German Style Beers: Hefeweizen
Hefeweizen is a German wheat beer hailing from Bavaria. The name itself translates to Yeast (Hefe) Wheat (Weizen); a fitting name for an unfiltered wheat beer. The unfiltered yeast and wheat give hefeweizens a hazy appearance and a slightly bitter flavor. Both of these attributes make it one of the most popular beers in the world, and has retained its popularity for nearly 500 years.
When hefeweizens were first brewed in the 1500s, German beer Purity Laws almost hindered its success. These laws stated that the only ingredients allowed in brewing were barley, hops and water. Hefeweizens, however, require yeast. These laws were designed to keep beer crafting financially accessible, and to protect consumers from harmful adjuncts intended for beer preservation. Brewers were not satisfied by the Purity Law and felt the limited ingredients produced a lower quality beer with bad flavors. Many brewers began brewing beers with malted barley or other adjuncts to improve the flavor, an act many considered rebellious.

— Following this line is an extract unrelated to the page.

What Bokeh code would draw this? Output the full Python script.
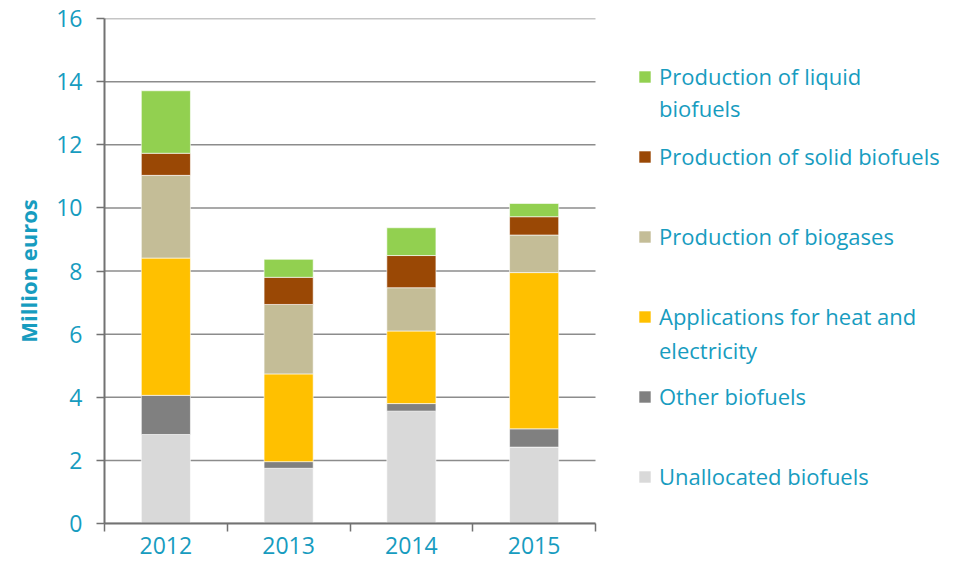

Eventually, these illegal beers caught the attention of the royal family who passed a mandate allowing a single brewery in Bavaria to brew it.
Hefeweizens are different than other beers due to the fact that they are brewed with a substantial amount of wheat. Roughly 50-70% of the raw material is wheat malt, and the rest is barley malt. Wheat beers in Germany are called Weissbiers, and hefeweizen is one of four subcategories. Kristallweizen is a very clear beer due to its high filtration, while dunkelweizen is a very dark heavy beer. Weizenbock is a malty, strong beer that combines various styles, and is the heartiest of the four wheat beers. Hefeweizen, however, is by far the most popular due to its refreshing taste.
Although Hefeweizens are German in origin, they were made popular in the United States by way of German immigrants. The recipe has changed slightly since its introduction to American brewers, primarily due to the different strains of yeast. American yeast strains result in a much maltier hefeweizen than those brewed in Germany. American brewers also added hops and malt to their brews, furthering the flavor divide between the original and the American interpretation.